Excerpt from a dataset:
╭──
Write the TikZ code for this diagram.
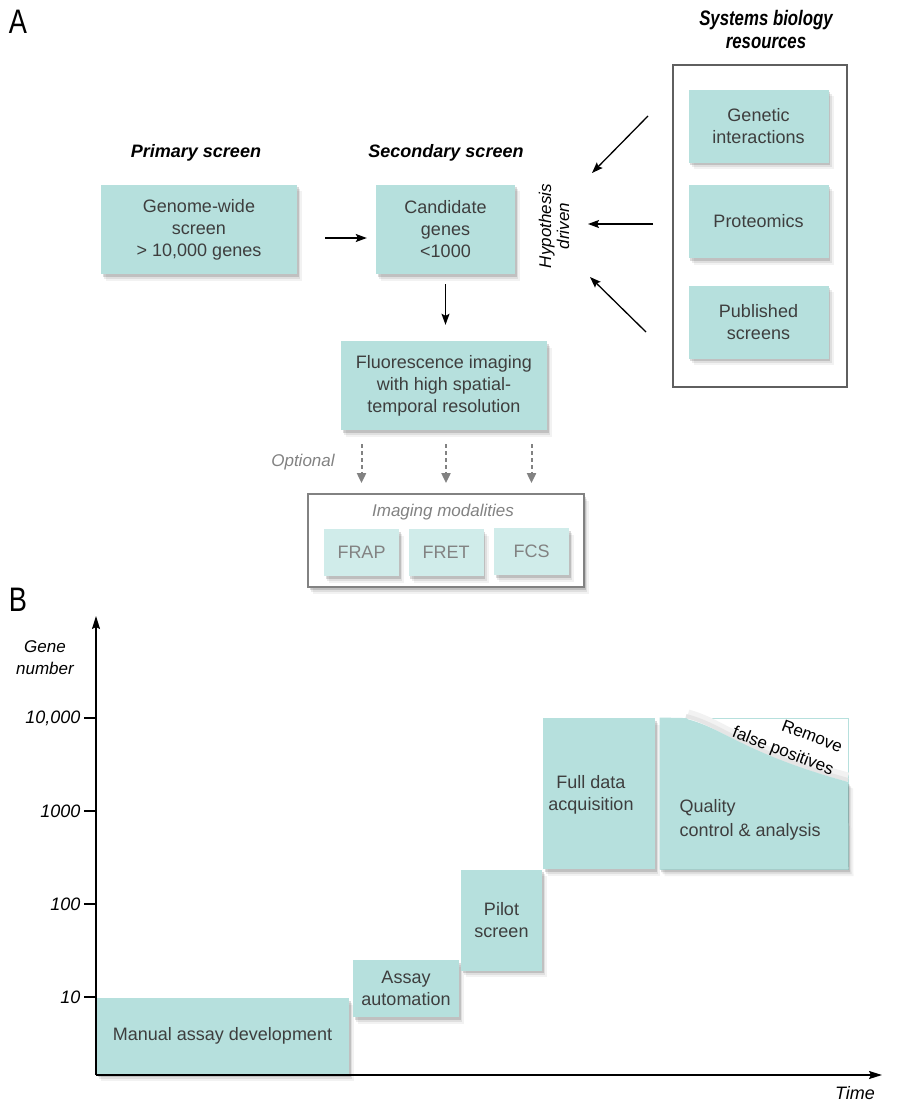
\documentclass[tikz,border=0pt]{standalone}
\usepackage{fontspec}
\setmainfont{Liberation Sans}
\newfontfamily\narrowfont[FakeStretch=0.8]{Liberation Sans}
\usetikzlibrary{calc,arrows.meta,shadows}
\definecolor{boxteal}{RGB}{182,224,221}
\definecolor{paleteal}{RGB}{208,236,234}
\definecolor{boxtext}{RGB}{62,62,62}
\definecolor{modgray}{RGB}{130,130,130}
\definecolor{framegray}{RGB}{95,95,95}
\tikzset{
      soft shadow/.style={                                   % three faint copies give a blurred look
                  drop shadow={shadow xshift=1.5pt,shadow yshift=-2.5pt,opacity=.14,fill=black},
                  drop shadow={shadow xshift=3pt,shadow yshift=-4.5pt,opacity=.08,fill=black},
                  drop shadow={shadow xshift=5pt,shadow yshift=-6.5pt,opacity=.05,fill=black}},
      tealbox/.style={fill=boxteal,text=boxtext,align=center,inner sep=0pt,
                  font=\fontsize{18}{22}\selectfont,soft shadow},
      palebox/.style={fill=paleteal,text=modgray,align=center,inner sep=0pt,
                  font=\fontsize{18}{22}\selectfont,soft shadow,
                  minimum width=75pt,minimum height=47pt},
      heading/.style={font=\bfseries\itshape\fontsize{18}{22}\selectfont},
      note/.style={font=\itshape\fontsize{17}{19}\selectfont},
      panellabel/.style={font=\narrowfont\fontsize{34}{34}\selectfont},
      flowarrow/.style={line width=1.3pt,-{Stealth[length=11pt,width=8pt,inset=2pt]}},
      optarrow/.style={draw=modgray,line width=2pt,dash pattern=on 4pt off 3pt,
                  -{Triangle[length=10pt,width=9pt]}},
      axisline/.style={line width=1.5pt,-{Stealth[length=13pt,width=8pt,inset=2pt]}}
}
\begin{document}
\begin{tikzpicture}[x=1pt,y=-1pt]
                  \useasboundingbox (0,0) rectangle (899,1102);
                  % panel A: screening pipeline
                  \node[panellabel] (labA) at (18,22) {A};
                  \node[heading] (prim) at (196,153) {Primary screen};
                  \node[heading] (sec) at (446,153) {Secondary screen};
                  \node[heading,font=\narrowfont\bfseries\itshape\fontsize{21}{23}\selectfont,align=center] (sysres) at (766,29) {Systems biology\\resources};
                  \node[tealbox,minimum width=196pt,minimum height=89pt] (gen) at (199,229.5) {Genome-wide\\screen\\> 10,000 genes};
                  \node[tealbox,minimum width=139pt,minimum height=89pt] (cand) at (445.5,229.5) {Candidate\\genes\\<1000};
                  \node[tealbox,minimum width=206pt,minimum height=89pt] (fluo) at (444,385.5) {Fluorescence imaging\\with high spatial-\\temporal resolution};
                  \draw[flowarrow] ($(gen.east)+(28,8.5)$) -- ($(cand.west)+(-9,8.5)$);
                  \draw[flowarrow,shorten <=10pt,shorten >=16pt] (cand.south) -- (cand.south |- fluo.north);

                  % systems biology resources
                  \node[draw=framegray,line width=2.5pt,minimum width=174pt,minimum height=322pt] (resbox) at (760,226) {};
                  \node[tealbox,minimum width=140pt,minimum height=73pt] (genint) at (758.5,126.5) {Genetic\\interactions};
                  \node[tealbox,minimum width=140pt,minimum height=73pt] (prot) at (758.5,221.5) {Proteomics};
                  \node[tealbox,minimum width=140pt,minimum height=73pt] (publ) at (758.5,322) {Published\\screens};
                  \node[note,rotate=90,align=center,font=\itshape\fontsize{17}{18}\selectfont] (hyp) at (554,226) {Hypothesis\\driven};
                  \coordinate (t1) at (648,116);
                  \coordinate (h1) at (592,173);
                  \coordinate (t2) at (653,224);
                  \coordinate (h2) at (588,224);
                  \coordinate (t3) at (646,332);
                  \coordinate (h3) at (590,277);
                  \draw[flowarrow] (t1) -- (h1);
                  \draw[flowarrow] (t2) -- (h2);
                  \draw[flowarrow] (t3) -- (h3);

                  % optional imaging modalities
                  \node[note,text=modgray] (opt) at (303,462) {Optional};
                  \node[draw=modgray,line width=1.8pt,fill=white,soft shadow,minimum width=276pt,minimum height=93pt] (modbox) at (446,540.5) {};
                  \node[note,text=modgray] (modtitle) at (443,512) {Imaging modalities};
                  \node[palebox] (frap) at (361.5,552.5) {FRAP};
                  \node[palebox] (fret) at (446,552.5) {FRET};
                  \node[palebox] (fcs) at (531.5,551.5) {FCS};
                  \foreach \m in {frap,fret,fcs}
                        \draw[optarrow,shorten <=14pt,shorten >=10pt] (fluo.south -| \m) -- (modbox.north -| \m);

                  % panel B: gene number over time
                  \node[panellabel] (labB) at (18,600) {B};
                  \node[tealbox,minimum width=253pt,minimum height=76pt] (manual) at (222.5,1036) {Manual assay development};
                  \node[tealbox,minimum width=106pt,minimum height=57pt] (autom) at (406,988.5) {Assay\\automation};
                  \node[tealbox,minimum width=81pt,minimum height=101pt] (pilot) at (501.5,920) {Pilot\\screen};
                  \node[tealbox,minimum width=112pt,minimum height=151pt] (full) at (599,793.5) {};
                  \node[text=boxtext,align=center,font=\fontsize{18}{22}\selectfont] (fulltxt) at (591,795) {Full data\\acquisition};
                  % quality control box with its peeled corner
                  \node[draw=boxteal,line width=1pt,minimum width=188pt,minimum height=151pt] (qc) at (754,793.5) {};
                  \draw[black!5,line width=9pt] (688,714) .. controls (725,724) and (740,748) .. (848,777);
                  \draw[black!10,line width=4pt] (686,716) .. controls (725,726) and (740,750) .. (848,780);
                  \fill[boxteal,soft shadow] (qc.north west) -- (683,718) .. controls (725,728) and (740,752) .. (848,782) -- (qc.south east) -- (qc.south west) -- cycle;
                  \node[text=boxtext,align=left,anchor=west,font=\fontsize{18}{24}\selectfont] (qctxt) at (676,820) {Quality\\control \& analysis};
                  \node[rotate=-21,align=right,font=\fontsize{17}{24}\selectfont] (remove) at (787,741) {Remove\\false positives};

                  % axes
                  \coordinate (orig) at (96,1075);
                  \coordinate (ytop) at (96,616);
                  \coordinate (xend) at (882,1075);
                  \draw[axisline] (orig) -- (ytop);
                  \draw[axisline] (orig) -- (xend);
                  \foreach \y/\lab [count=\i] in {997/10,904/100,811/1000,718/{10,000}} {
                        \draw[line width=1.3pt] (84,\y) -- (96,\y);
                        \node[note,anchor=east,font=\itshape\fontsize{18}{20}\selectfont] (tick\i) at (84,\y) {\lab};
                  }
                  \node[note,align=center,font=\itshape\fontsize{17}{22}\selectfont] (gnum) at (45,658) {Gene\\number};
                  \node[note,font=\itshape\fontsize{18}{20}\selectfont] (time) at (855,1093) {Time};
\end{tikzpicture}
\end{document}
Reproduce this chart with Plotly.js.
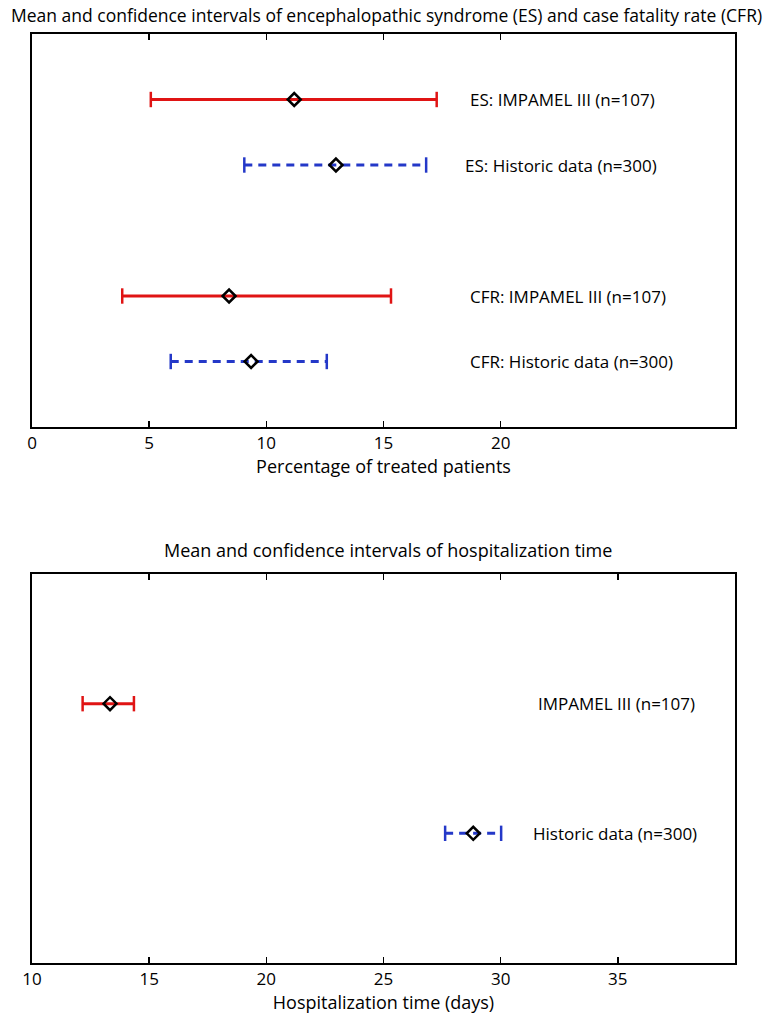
╰──
What is needed =
Do not include images; quote all of the entries above exactly.

Output for this task =
Write the TikZ code for this diagram.
\documentclass[tikz,border=0pt]{standalone}
\usepackage{fontspec}
\setmainfont{Liberation Sans}
\newfontfamily\narrowfont[FakeStretch=0.8]{Liberation Sans}
\usetikzlibrary{calc,arrows.meta,shadows}
\definecolor{boxteal}{RGB}{182,224,221}
\definecolor{paleteal}{RGB}{208,236,234}
\definecolor{boxtext}{RGB}{62,62,62}
\definecolor{modgray}{RGB}{130,130,130}
\definecolor{framegray}{RGB}{95,95,95}
\tikzset{
      soft shadow/.style={                                   % three faint copies give a blurred look
                  drop shadow={shadow xshift=1.5pt,shadow yshift=-2.5pt,opacity=.14,fill=black},
                  drop shadow={shadow xshift=3pt,shadow yshift=-4.5pt,opacity=.08,fill=black},
                  drop shadow={shadow xshift=5pt,shadow yshift=-6.5pt,opacity=.05,fill=black}},
      tealbox/.style={fill=boxteal,text=boxtext,align=center,inner sep=0pt,
                  font=\fontsize{18}{22}\selectfont,soft shadow},
      palebox/.style={fill=paleteal,text=modgray,align=center,inner sep=0pt,
                  font=\fontsize{18}{22}\selectfont,soft shadow,
                  minimum width=75pt,minimum height=47pt},
      heading/.style={font=\bfseries\itshape\fontsize{18}{22}\selectfont},
      note/.style={font=\itshape\fontsize{17}{19}\selectfont},
      panellabel/.style={font=\narrowfont\fontsize{34}{34}\selectfont},
      flowarrow/.style={line width=1.3pt,-{Stealth[length=11pt,width=8pt,inset=2pt]}},
      optarrow/.style={draw=modgray,line width=2pt,dash pattern=on 4pt off 3pt,
                  -{Triangle[length=10pt,width=9pt]}},
      axisline/.style={line width=1.5pt,-{Stealth[length=13pt,width=8pt,inset=2pt]}}
}
\begin{document}
\begin{tikzpicture}[x=1pt,y=-1pt]
                  \useasboundingbox (0,0) rectangle (899,1102);
                  % panel A: screening pipeline
                  \node[panellabel] (labA) at (18,22) {A};
                  \node[heading] (prim) at (196,153) {Primary screen};
                  \node[heading] (sec) at (446,153) {Secondary screen};
                  \node[heading,font=\narrowfont\bfseries\itshape\fontsize{21}{23}\selectfont,align=center] (sysres) at (766,29) {Systems biology\\resources};
                  \node[tealbox,minimum width=196pt,minimum height=89pt] (gen) at (199,229.5) {Genome-wide\\screen\\> 10,000 genes};
                  \node[tealbox,minimum width=139pt,minimum height=89pt] (cand) at (445.5,229.5) {Candidate\\genes\\<1000};
                  \node[tealbox,minimum width=206pt,minimum height=89pt] (fluo) at (444,385.5) {Fluorescence imaging\\with high spatial-\\temporal resolution};
                  \draw[flowarrow] ($(gen.east)+(28,8.5)$) -- ($(cand.west)+(-9,8.5)$);
                  \draw[flowarrow,shorten <=10pt,shorten >=16pt] (cand.south) -- (cand.south |- fluo.north);

                  % systems biology resources
                  \node[draw=framegray,line width=2.5pt,minimum width=174pt,minimum height=322pt] (resbox) at (760,226) {};
                  \node[tealbox,minimum width=140pt,minimum height=73pt] (genint) at (758.5,126.5) {Genetic\\interactions};
                  \node[tealbox,minimum width=140pt,minimum height=73pt] (prot) at (758.5,221.5) {Proteomics};
                  \node[tealbox,minimum width=140pt,minimum height=73pt] (publ) at (758.5,322) {Published\\screens};
                  \node[note,rotate=90,align=center,font=\itshape\fontsize{17}{18}\selectfont] (hyp) at (554,226) {Hypothesis\\driven};
                  \coordinate (t1) at (648,116);
                  \coordinate (h1) at (592,173);
                  \coordinate (t2) at (653,224);
                  \coordinate (h2) at (588,224);
                  \coordinate (t3) at (646,332);
                  \coordinate (h3) at (590,277);
                  \draw[flowarrow] (t1) -- (h1);
                  \draw[flowarrow] (t2) -- (h2);
                  \draw[flowarrow] (t3) -- (h3);

                  % optional imaging modalities
                  \node[note,text=modgray] (opt) at (303,462) {Optional};
                  \node[draw=modgray,line width=1.8pt,fill=white,soft shadow,minimum width=276pt,minimum height=93pt] (modbox) at (446,540.5) {};
                  \node[note,text=modgray] (modtitle) at (443,512) {Imaging modalities};
                  \node[palebox] (frap) at (361.5,552.5) {FRAP};
                  \node[palebox] (fret) at (446,552.5) {FRET};
                  \node[palebox] (fcs) at (531.5,551.5) {FCS};
                  \foreach \m in {frap,fret,fcs}
                        \draw[optarrow,shorten <=14pt,shorten >=10pt] (fluo.south -| \m) -- (modbox.north -| \m);

                  % panel B: gene number over time
                  \node[panellabel] (labB) at (18,600) {B};
                  \node[tealbox,minimum width=253pt,minimum height=76pt] (manual) at (222.5,1036) {Manual assay development};
                  \node[tealbox,minimum width=106pt,minimum height=57pt] (autom) at (406,988.5) {Assay\\automation};
                  \node[tealbox,minimum width=81pt,minimum height=101pt] (pilot) at (501.5,920) {Pilot\\screen};
                  \node[tealbox,minimum width=112pt,minimum height=151pt] (full) at (599,793.5) {};
                  \node[text=boxtext,align=center,font=\fontsize{18}{22}\selectfont] (fulltxt) at (591,795) {Full data\\acquisition};
                  % quality control box with its peeled corner
                  \node[draw=boxteal,line width=1pt,minimum width=188pt,minimum height=151pt] (qc) at (754,793.5) {};
                  \draw[black!5,line width=9pt] (688,714) .. controls (725,724) and (740,748) .. (848,777);
                  \draw[black!10,line width=4pt] (686,716) .. controls (725,726) and (740,750) .. (848,780);
                  \fill[boxteal,soft shadow] (qc.north west) -- (683,718) .. controls (725,728) and (740,752) .. (848,782) -- (qc.south east) -- (qc.south west) -- cycle;
                  \node[text=boxtext,align=left,anchor=west,font=\fontsize{18}{24}\selectfont] (qctxt) at (676,820) {Quality\\control \& analysis};
                  \node[rotate=-21,align=right,font=\fontsize{17}{24}\selectfont] (remove) at (787,741) {Remove\\false positives};

                  % axes
                  \coordinate (orig) at (96,1075);
                  \coordinate (ytop) at (96,616);
                  \coordinate (xend) at (882,1075);
                  \draw[axisline] (orig) -- (ytop);
                  \draw[axisline] (orig) -- (xend);
                  \foreach \y/\lab [count=\i] in {997/10,904/100,811/1000,718/{10,000}} {
                        \draw[line width=1.3pt] (84,\y) -- (96,\y);
                        \node[note,anchor=east,font=\itshape\fontsize{18}{20}\selectfont] (tick\i) at (84,\y) {\lab};
                  }
                  \node[note,align=center,font=\itshape\fontsize{17}{22}\selectfont] (gnum) at (45,658) {Gene\\number};
                  \node[note,font=\itshape\fontsize{18}{20}\selectfont] (time) at (855,1093) {Time};
\end{tikzpicture}
\end{document}
Reproduce this chart with Plotly.js.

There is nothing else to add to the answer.